Twee weken geleden kwam ik terug van mijn eerste ‘Weissensee ervaring’. Deze ervaring heeft heel veel indruk op mij gemaakt. Sportief gezien waren het tien fantastische dagen. De omgeving was prachtig en bijzonder om te zien dat er een dorp vol mensen is die gek zijn van schaatsen. Hier heb ik kunnen ervaren hoe diep je kunt gaan op een wedstrijd over 200km en hoe ’s avonds iedereen alweer hersteld lijkt te zijn bij de traditionele bingo.
Door Melissa van Pierre
Op zaterdag werd de Aart Koopmans Memorial afgelast en vertrokken wij een dag eerder naar huis dan gepland. Op zondag ging de Zesbanenwedstrijd in Rotterdam gewoon door. Als je op plaats één in het klassement staat en de concurrentie gaat, kun je niet thuis blijven. Zonder teveel verwachtingen vertrok ik richting Rotterdam. Met de warming-up voelde de benen al niet echt zoals ze normaal voor de wedstrijd voelen, maar wat wil je na de Weissensee en een dag na een dertien uur durende autorit.
De wedstrijd ging van start met voorafgaand het standaard praatje van de jury en als klassementsleidster de loze ronde op kop. Wat vervolgens gebeurde heb ik alweer ver weggestopt. Er ontstond een kopgroep in de Rotterdamse tunnel met daarbij alle dames die bovenin het klassement staan, maar ik zat er niet bij. Met het peloton, dat kleiner was dan de kopgroep, probeerden we terug te komen naar de kopgroep, maar tevergeefs. Ik probeerde, maar het lukte mij niet. Mijn bochten liepen niet lekker, had shakende benen en stomme pijntjes die ik niet kende. Na het onverwachts klinken van de bel voor de laatste ronde, werd er nog een soort sprint ingezet waar ik kansloos verloor. Ik wilde letterlijk door het ijs zakken. Ik ben mijzelf in deze wedstrijd keihard tegengekomen en heb ondervonden wat voor slechte verliezer ik ben!

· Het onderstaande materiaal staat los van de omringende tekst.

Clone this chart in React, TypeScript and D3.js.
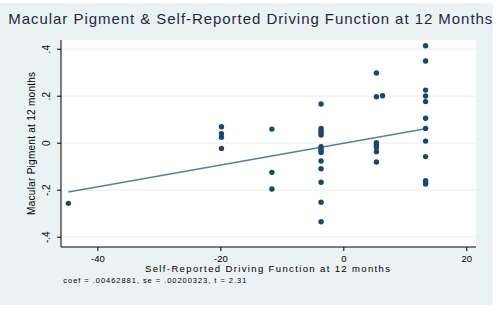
import React from "react";
import * as d3 from "d3";

const title = "Macular Pigment & Self-Reported Driving Function at 12 Months";
const xTitle = "Self-Reported Driving Function at 12 months";
const yTitle = "Macular Pigment at 12 months";
const caption = "coef = .00462881, se = .00200323, t = 2.31";
const coef = 0.00462881;

const xTicks = [-40, -20, 0, 20];
const xTickLabels = ["-40", "-20", "0", "20"];
const yTicks = [0.4, 0.2, 0, -0.2, -0.4];
const yTickLabels = [".4", ".2", "0", "-.2", "-.4"];

const residX = [
  -44.8,
  -19.9, -19.9, -19.9, -19.9,
  -11.7, -11.7, -11.7,
  -3.7, -3.7, -3.7, -3.7, -3.7, -3.7, -3.7, -3.7, -3.7, -3.7, -3.7, -3.7, -3.7, -3.7,
  5.3, 5.3, 5.3, 5.3, 5.3, 5.3, 5.3,
  6.3,
  13.3, 13.3, 13.3, 13.3, 13.3, 13.3, 13.3, 13.3, 13.3, 13.3, 13.3, 13.3,
];
const residY = [
  -0.256,
  0.07, 0.04, 0.025, -0.022,
  0.06, -0.124, -0.195,
  0.167, 0.063, 0.053, 0.045, 0.035, -0.015, -0.025, -0.033, -0.04, -0.076, -0.109, -0.166, -0.251, -0.334,
  0.299, 0.198, 0.002, -0.008, -0.018, -0.036, -0.08,
  0.202,
  0.415, 0.35, 0.226, 0.201, 0.177, 0.106, 0.063, 0.009, -0.057, -0.16, -0.167, -0.174,
];

export default function App() {
  const W = 500, H = 309;
  const left = 61, right = 476, top = 40, bottom = 247;
  const x = d3.scaleLinear().domain([-46, 21.5]).range([left, right]);
  const y = d3.scaleLinear().domain([-0.4417, 0.4392]).range([bottom, top]);
  const [xmin, xmax] = d3.extent(residX) as [number, number];
  const line = d3.line<number>().x((d) => x(d)).y((d) => y(coef * d));
  const font = "'Liberation Sans', Arial, sans-serif";
  const pts = residX.map((v, i) => [v, residY[i]]);

  return (
    <svg width={W} height={H} style={{ position: "absolute", left: 0, top: 0 }} fontFamily={font}>
      <rect x={0} y={0} width={W} height={H} fill="#ffffff" />
      <rect x={0} y={3} width={493} height={302} fill="#eaf2f3" />
      <rect x={left} y={top} width={right - left} height={bottom - top} fill="#ffffff" />
      {yTicks.map((t) => (
        <line key={"g" + t} x1={left} x2={right} y1={y(t)} y2={y(t)} stroke="#eaf2f3" strokeWidth={1.2} />
      ))}
      <path d={line([xmin, xmax]) || ""} fill="none" stroke="#5a7fa0" strokeWidth={1.6} />
      {pts.map((p, i) => (
        <circle key={i} cx={x(p[0])} cy={y(p[1])} r={2.7} fill="#1a476f" />
      ))}
      <line x1={left} x2={left} y1={top} y2={bottom} stroke="#000" strokeWidth={1} />
      <line x1={left} x2={right} y1={bottom} y2={bottom} stroke="#000" strokeWidth={1} />
      {yTicks.map((t, i) => (
        <g key={"y" + t}>
          <line x1={left - 4} x2={left} y1={y(t)} y2={y(t)} stroke="#000" />
          <text
            transform={`translate(50,${y(t)}) rotate(-90)`}
            textAnchor="middle"
            fontSize={10}
            fill="#000"
          >
            {yTickLabels[i]}
          </text>
        </g>
      ))}
      {xTicks.map((t, i) => (
        <g key={"x" + t}>
          <line x1={x(t)} x2={x(t)} y1={bottom} y2={bottom + 4} stroke="#000" />
          <text x={x(t)} y={262} textAnchor="middle" fontSize={9.5} fill="#000">
            {xTickLabels[i]}
          </text>
        </g>
      ))}
      <text
        transform={`translate(35,143.4) rotate(-90)`}
        textAnchor="middle"
        fontSize={10}
        textLength={143}
        lengthAdjust="spacing"
        fill="#000"
      >
        {yTitle}
      </text>
      <text x={267.5} y={271.8} textAnchor="middle" fontSize={9.5} textLength={245} lengthAdjust="spacing" fill="#000">
        {xTitle}
      </text>
      <text x={63.3} y={282.5} fontSize={7.5} textLength={183} lengthAdjust="spacing" fill="#000">
        {caption}
      </text>
      <text x={8.3} y={23.5} fontSize={15} textLength={484} lengthAdjust="spacing" fill="#1e2a3c">
        {title}
      </text>
    </svg>
  );
}
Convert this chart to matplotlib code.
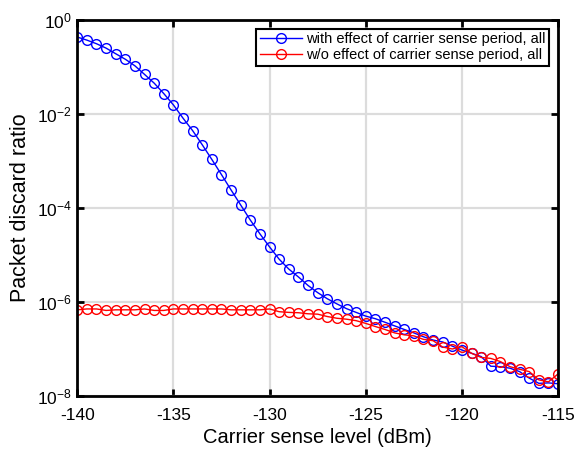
import numpy as np
import matplotlib
matplotlib.use('Agg')
import matplotlib.pyplot as plt
from matplotlib.ticker import LogLocator, NullLocator

plt.rcParams['font.family'] = ['Liberation Sans', 'DejaVu Sans']
plt.rcParams['axes.unicode_minus'] = False

# carrier sense level (dBm), every 0.5 dB
x = np.arange(-140, -114.9, 0.5)

# packet discard ratio
with_cs = [4.3e-1, 3.7e-1, 3.1e-1, 2.5e-1, 1.9e-1, 1.45e-1, 1.05e-1, 6.9e-2, 4.5e-2, 2.7e-2,
           1.55e-2, 8.1e-3, 4.4e-3, 2.2e-3, 1.07e-3, 5.1e-4, 2.4e-4, 1.15e-4, 5.5e-5, 2.8e-5,
           1.48e-5, 8.1e-6, 5.0e-6, 3.4e-6, 2.24e-6, 1.58e-6, 1.17e-6, 9.1e-7, 7.2e-7, 6.0e-7,
           5.0e-7, 4.4e-7, 3.7e-7, 3.1e-7, 2.6e-7, 2.2e-7, 1.82e-7, 1.55e-7, 1.41e-7, 1.15e-7,
           9.5e-8, 8.1e-8, 6.9e-8, 4.3e-8, 4.2e-8, 3.9e-8, 3.3e-8, 2.4e-8, 1.86e-8, 1.9e-8,
           1.82e-8]
without_cs = [6.8e-7, 7.1e-7, 7.1e-7, 6.6e-7, 6.8e-7, 6.8e-7, 6.8e-7, 7.1e-7, 6.6e-7, 6.6e-7,
              7.1e-7, 7.1e-7, 7.1e-7, 7.1e-7, 7.1e-7, 7.1e-7, 6.8e-7, 6.8e-7, 6.8e-7, 6.8e-7,
              7.1e-7, 6.2e-7, 6.0e-7, 5.9e-7, 5.6e-7, 5.5e-7, 4.9e-7, 4.5e-7, 4.3e-7, 4.0e-7,
              3.5e-7, 3.0e-7, 2.6e-7, 2.2e-7, 2.0e-7, 1.9e-7, 1.6e-7, 1.5e-7, 1.1e-7, 1.0e-7,
              1.12e-7, 8.1e-8, 6.6e-8, 6.3e-8, 5.4e-8, 4.2e-8, 3.7e-8, 3.3e-8, 2.2e-8, 2.0e-8,
              2.95e-8]

fig = plt.figure(figsize=(5.85, 4.5), dpi=100)
ax = fig.add_axes([0.132, 0.12, 0.822, 0.836])

ax.semilogy(x, with_cs, '-o', color='#0000ff', lw=1, ms=7, mfc='none', mew=1,
            label='with effect of carrier sense period, all')
ax.semilogy(x, without_cs, '-o', color='#ff0000', lw=1, ms=7, mfc='none', mew=1,
            label='w/o effect of carrier sense period, all')

ax.set_xlim(-140, -115)
ax.set_ylim(1e-8, 1e0)
ax.set_xticks([-140, -135, -130, -125, -120, -115])
ax.yaxis.set_major_locator(LogLocator(base=100))
ax.yaxis.set_minor_locator(NullLocator())

ax.grid(True, color='#dcdcdc', lw=1.6)
ax.set_axisbelow(True)
for s in ax.spines.values():
    s.set_linewidth(2)
ax.tick_params(direction='in', which='both', top=True, right=True, width=2, length=5,
               labelsize=12.5)
ax.tick_params(axis='x', pad=9)
ax.tick_params(axis='y', pad=4)

ax.set_xlabel('Carrier sense level (dBm)', fontsize=14.5, labelpad=3)
ax.set_ylabel('Packet discard ratio', fontsize=15.5, labelpad=4)

leg = ax.legend(loc='upper right', fontsize=10.5, fancybox=False, framealpha=1,
                edgecolor='black', handlelength=2.9, borderpad=0.25, labelspacing=0.15,
                handletextpad=0.3, borderaxespad=0.6)
leg.get_frame().set_linewidth(1.5)

fig.savefig('out.png', dpi=100)
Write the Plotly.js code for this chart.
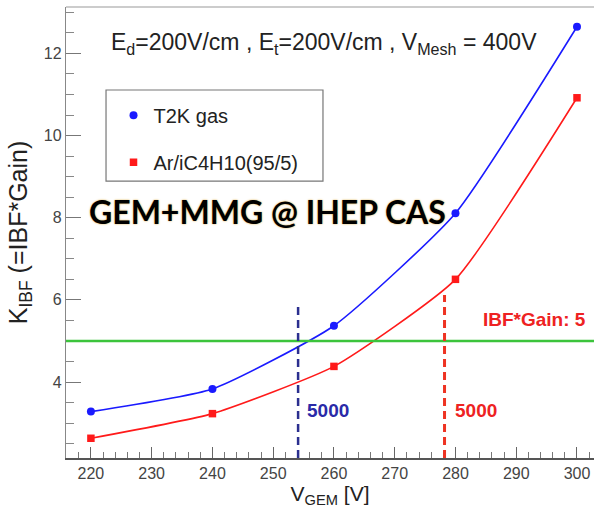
<!DOCTYPE html>
<html>
<head>
<meta charset="utf-8">
<script src="https://cdn.plot.ly/plotly-3.0.1.min.js"></script>
<style>html,body{margin:0;padding:0;background:#fff;}</style>
</head>
<body>
<div id="chart" style="width:594px;height:510px;"></div>
<script>
// ---- data ----
const vGem = [220, 240, 260, 280, 300];
const kT2K = [3.28, 3.83, 5.37, 8.11, 12.65];
const kAr = [2.63, 3.23, 4.38, 6.50, 10.92];
const seriesNames = ['T2K gas', 'Ar/iC4H10(95/5)'];
const thresholdK = [5];
const gain5000X = [254.1, 278.2];
const gain5000Top = [5.85, 6.12];
const gainLabels = ['5000', '5000'];
const xRange = [215.9, 302.8];
const yRange = [2.15, 13.13];

const blue = '#1a1aff';
const red = '#ff1a1a';
const font = 'Liberation Sans, Arial, sans-serif';

const traces = [
  {x: vGem, y: kT2K, mode: 'lines', line: {shape: 'spline', smoothing: 0.5, color: blue, width: 1.6}, showlegend: false, hoverinfo: 'skip'},
  {x: vGem, y: kAr, mode: 'lines', line: {shape: 'spline', smoothing: 0.5, color: red, width: 1.6}, showlegend: false, hoverinfo: 'skip'},
  {x: vGem, y: kT2K, mode: 'markers', name: seriesNames[0], legendgroup: 'a', marker: {symbol: 'circle', size: 8, color: blue}},
  {x: vGem, y: kAr, mode: 'markers', name: seriesNames[1], legendgroup: 'b', marker: {symbol: 'square', size: 7.5, color: red}}
];

const dashColors = ['#2b2f8f', '#ee3322'];
const shapes = [
  {type: 'line', xref: 'paper', x0: 0, x1: 1, yref: 'y', y0: thresholdK[0], y1: thresholdK[0], line: {color: '#3cc43c', width: 2.5}},
  {type: 'line', xref: 'x', x0: gain5000X[0], x1: gain5000X[0], yref: 'y', y0: yRange[0], y1: gain5000Top[0], line: {color: dashColors[0], width: 2.5, dash: '8px,5px'}},
  {type: 'line', xref: 'x', x0: gain5000X[1], x1: gain5000X[1], yref: 'y', y0: yRange[0], y1: gain5000Top[1], line: {color: dashColors[1], width: 3, dash: '8px,5px'}},
  // top frame
  {type: 'line', xref: 'paper', x0: 0, x1: 1, yref: 'paper', y0: 1, y1: 1, line: {color: '#999', width: 1.2}},
  // legend box
  {type: 'rect', xref: 'paper', yref: 'paper', x0: 0.0758, x1: 0.4867, y0: 0.614, y1: 0.816, line: {color: '#777', width: 1.2}, fillcolor: 'rgba(0,0,0,0)'}
];

const annotations = [
  {xref: 'paper', yref: 'paper', x: 0.081, y: 0.919, xanchor: 'left', yanchor: 'middle', showarrow: false,
   text: 'E<sub>d</sub>=200V/cm , E<sub>t</sub>=200V/cm , V<sub>Mesh</sub> = 400V', font: {family: font, size: 23, color: '#222'}},
  {xref: 'paper', yref: 'paper', x: 0.04, y: 0.547, xanchor: 'left', yanchor: 'middle', showarrow: false,
   text: '<b>GEM+MMG @ IHEP CAS</b>', font: {family: 'Lato, sans-serif', size: 32, color: '#000', shadow: '0px 0px 2px #d9a634'}},
  {xref: 'x', yref: 'y', x: 255.2, y: 3.3, xanchor: 'left', yanchor: 'middle', showarrow: false,
   text: '<b>' + gainLabels[0] + '</b>', font: {family: font, size: 19, color: '#2a2aa8'}},
  {xref: 'x', yref: 'y', x: 279.6, y: 3.3, xanchor: 'left', yanchor: 'middle', showarrow: false,
   text: '<b>' + gainLabels[1] + '</b>', font: {family: font, size: 19, color: '#ee2222'}},
  {xref: 'paper', yref: 'y', x: 0.988, y: 5.53, xanchor: 'right', yanchor: 'middle', showarrow: false,
   text: '<b>IBF*Gain: ' + thresholdK[0] + '</b>', font: {family: font, size: 19, color: '#ee2222'}}
];

const layout = {
  width: 594, height: 510,
  margin: {l: 66, r: 0, t: 7, b: 52},
  paper_bgcolor: '#fff', plot_bgcolor: '#fff',
  font: {family: font, color: '#333'},
  showlegend: true,
  legend: {x: 0.09, y: 0.803, xanchor: 'left', yanchor: 'top', bgcolor: 'rgba(0,0,0,0)', borderwidth: 0,
           font: {family: font, size: 20, color: '#222'}, traceorder: 'grouped', tracegroupgap: 18},
  xaxis: {
    range: xRange, showgrid: false, zeroline: false,
    showline: true, linecolor: '#555', linewidth: 1.5,
    ticks: 'inside', ticklen: 11, tickcolor: '#666', tickwidth: 1,
    tick0: 220, dtick: 10,
    minor: {dtick: 2, ticks: 'inside', ticklen: 6, tickcolor: '#777', showgrid: false},
    tickfont: {family: font, size: 16, color: '#444'},
    title: {text: 'V<sub>GEM</sub> [V]', font: {family: font, size: 21, color: '#222'}, standoff: 5}
  },
  yaxis: {
    range: yRange, showgrid: false, zeroline: false,
    showline: true, linecolor: '#888', linewidth: 1.2,
    ticks: 'inside', ticklen: 15, tickcolor: '#777', tickwidth: 1,
    tick0: 0, dtick: 2,
    minor: {dtick: 0.5, ticks: 'inside', ticklen: 8, tickcolor: '#888', showgrid: false},
    tickfont: {family: font, size: 16, color: '#444'},
    title: {text: 'K<sub>IBF</sub> (=IBF*Gain)', font: {family: font, size: 25, color: '#222'}, standoff: 9}
  },
  shapes: shapes,
  annotations: annotations
};

Plotly.newPlot('chart', traces, layout, {displayModeBar: false, staticPlot: true});
</script>
</body>
</html>
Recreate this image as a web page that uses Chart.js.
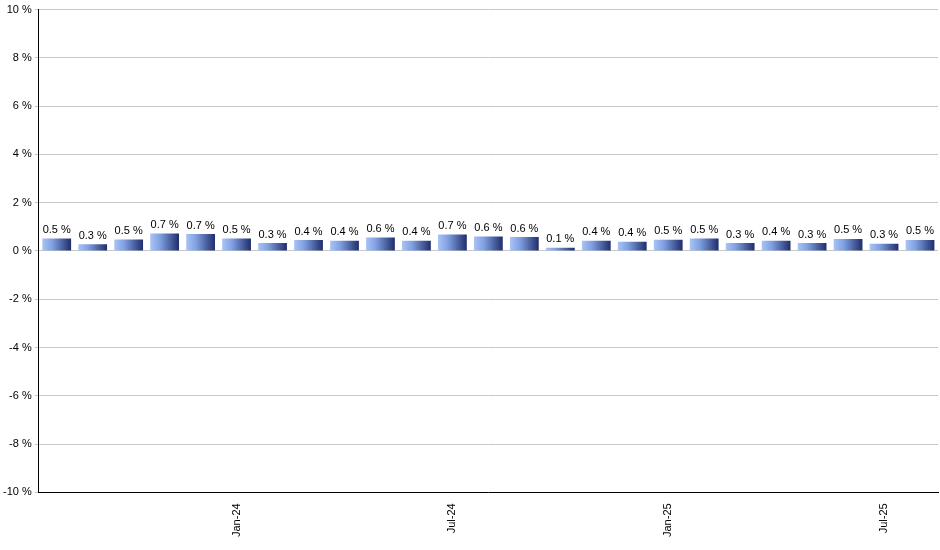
<!DOCTYPE html>
<html><head><meta charset="utf-8">
<script src="https://cdn.jsdelivr.net/npm/chart.js@4/dist/chart.umd.min.js"></script>
<style>html,body{margin:0;padding:0;background:#fff}#w{width:940px;height:550px}</style>
</head><body><div id="w"><canvas id="c"></canvas></div>
<script>
const months = ["Aug-23","Sep-23","Oct-23","Nov-23","Dec-23","Jan-24","Feb-24","Mar-24","Apr-24","May-24","Jun-24","Jul-24","Aug-24","Sep-24","Oct-24","Nov-24","Dec-24","Jan-25","Feb-25","Mar-25","Apr-25","May-25","Jun-25","Jul-25","Aug-25"];
const values = [0.52,0.28,0.48,0.72,0.7,0.52,0.33,0.45,0.42,0.56,0.42,0.68,0.6,0.58,0.13,0.42,0.38,0.47,0.52,0.33,0.42,0.33,0.5,0.3,0.46];
const labelsShown = ["0.5","0.3","0.5","0.7","0.7","0.5","0.3","0.4","0.4","0.6","0.4","0.7","0.6","0.6","0.1","0.4","0.4","0.5","0.5","0.3","0.4","0.3","0.5","0.3","0.5"];
const tickMonths = ["Jan-24","Jul-24","Jan-25","Jul-25"];

function grad(ctx){
  const el = ctx.element; const chart = ctx.chart;
  if(!el || !chart.chartArea) return '#6f8fd8';
  const x = el.x, w = el.width;
  if(!isFinite(x) || !isFinite(w) || w<=0) return '#6f8fd8';
  const g = chart.ctx.createLinearGradient(x - w/2, 0, x + w/2, 0);
  g.addColorStop(0,'#a9c4f5'); g.addColorStop(0.35,'#7f9fe0'); g.addColorStop(1,'#1f2d6b');
  return g;
}
const labelPlugin = {id:'lbl', afterDatasetsDraw(chart){
  const c = chart.ctx; const meta = chart.getDatasetMeta(0);
  c.save(); c.font = '11px Arial, "Liberation Sans"'; c.fillStyle='#000'; c.textAlign='center'; c.textBaseline='bottom';
  meta.data.forEach((b,i)=>{ c.fillText(labelsShown[i]+' %', b.x, b.y-3); });
  c.restore();
}};
const ch = new Chart(document.getElementById('c'),{
  type:'bar',
  data:{labels:months,datasets:[{data:values,backgroundColor:grad,borderWidth:0,categoryPercentage:0.8,barPercentage:1}]},
  options:{responsive:true,maintainAspectRatio:false,animation:false,
    layout:{padding:{top:4,right:2,left:0,bottom:10}},
    plugins:{legend:{display:false},tooltip:{enabled:false}},
    scales:{
      x:{grid:{display:false,drawTicks:true},border:{color:'#000'},
        ticks:{autoSkip:false,maxRotation:90,minRotation:90,color:'#000',font:{size:11,family:'Arial, "Liberation Sans"'},
          callback:function(v,i){const l=months[i];return tickMonths.includes(l)?l:'';}}},
      y:{min:-10,max:10,border:{color:'#000'},grid:{color:'#c8c8c8',drawTicks:true,tickLength:4},
        ticks:{stepSize:2,color:'#000',font:{size:11,family:'Arial, "Liberation Sans"'},callback:v=>v+' %'}}
    }},
  plugins:[labelPlugin]
});
ch.update();
</script></body></html>
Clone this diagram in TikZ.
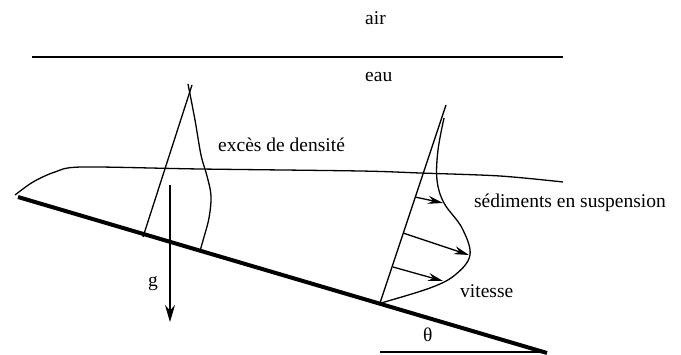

Na deze mentale klap moest ik mijzelf in ruim anderhalve week herpakken voor de volgende wedstrijd van het Zesbanentoernooi in Alkmaar. Ik had voor mijn gevoel mijn comfortabele voorsprong verspild en moest en zou er alles aan doen om deze paar kostbare punten voorsprong te behouden. Er werd mij van alle kanten motiverende woorden toegesproken en het strijdplan werd opgezet. Ik kan mij niet herinneren dat ik dit seizoen zenuwachtig voor een wedstrijd ben geweest, maar vrijdagavondknaagde deze vervelende zenuwen toch echt aan mij.
De wedstrijd ging van start en er werden een paar vergeefse ontsnappogingen ingezet. Nog tien ronden voor het einde was het wel duidelijk dat de wedstrijd in een sprint zou eindigen. Het tempo lag deze ronden wat lager en dan krijg je tijd om na te denken... zenuwen die toch weer boven komen; wat moet ik doen? Ik manoeuvreerde mij tot voorin het peloton en werd bijgestaan door mijn ploeggenootjes. Annelies startte de sprinttrein en Anneleen zette hem voort, waardoor ik de laatste ronde af kon maken en eindigde op een tweede plaats. Yes dat voelt lekker! Volgende week is de laatste wedstrijd van het Zesbanentoernooi in Utrecht en zal ik er alles aan doen om de eerste plaats in het klassement te behouden.
Ploeggenoten bedankt voor deze wedstrijd en fijne samenwerking!